Additional publications by Duganne include Cold War Camera (2023), co-edited with Thy Phu and Andrea Noble; Global Photography: A Critical History (2020), co-authored with Heather Diack and Terri Weissman; The Self in Black and White: Race and Subjectivity in Postwar American Photography (2010); and Beautiful Suffering: Photography and the Traffic in Pain (2007), co-edited with Mark Reinhardt and Holly Edwards. In 2022, Duganne co-curated, with Abby Satinsky, Art for the Future: Artists Call and Central American Solidarities at the Tufts University Art Galleries. That exhibition traveled to the University of New Mexico Art Museum and is currently on view at the DePaul Art Museum until August 6, 2023.
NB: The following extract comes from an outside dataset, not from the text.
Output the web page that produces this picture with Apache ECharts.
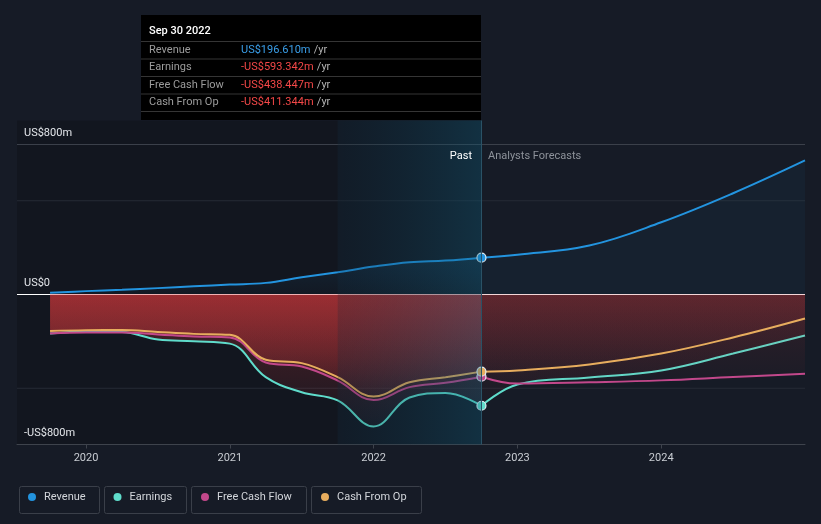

Adetty Pérez de Miles, Associate Professor and Coordinator of the Art Education Program, earned a dual Ph.D. in Art Education and Women’s Studies at The Pennsylvania State University. Her research interests include contemporary art and theory, socially engaged art practices, the intersection of art and technology, postcolonial and feminist theory, post-qualitative inquiry, and teacher education in the visual arts. At Texas State University, Pérez de Miles teaches courses in curriculum and pedagogical design to prepare preservice teachers to enter the field of art education and earn Texas Teacher Certification (EC-12). Professor Pérez de Miles’s teaching is guided by arts-based and inquiry-based approaches to learning, digital pedagogies, socially responsive teaching centered on equity and diversity, and exploring critical and post-critical frameworks to support inclusive LGBQ+ and transgender curriculum and instruction. Prior to her teaching experiences in tertiary education, Pérez de Miles earned All-Level Teacher Licensure and was an art educator in public schools. She taught Advance Placement Art History, AP Studio (drawing, photography, ceramics), and led her schools’ International Baccalaureate Diploma Program in the Visual Arts.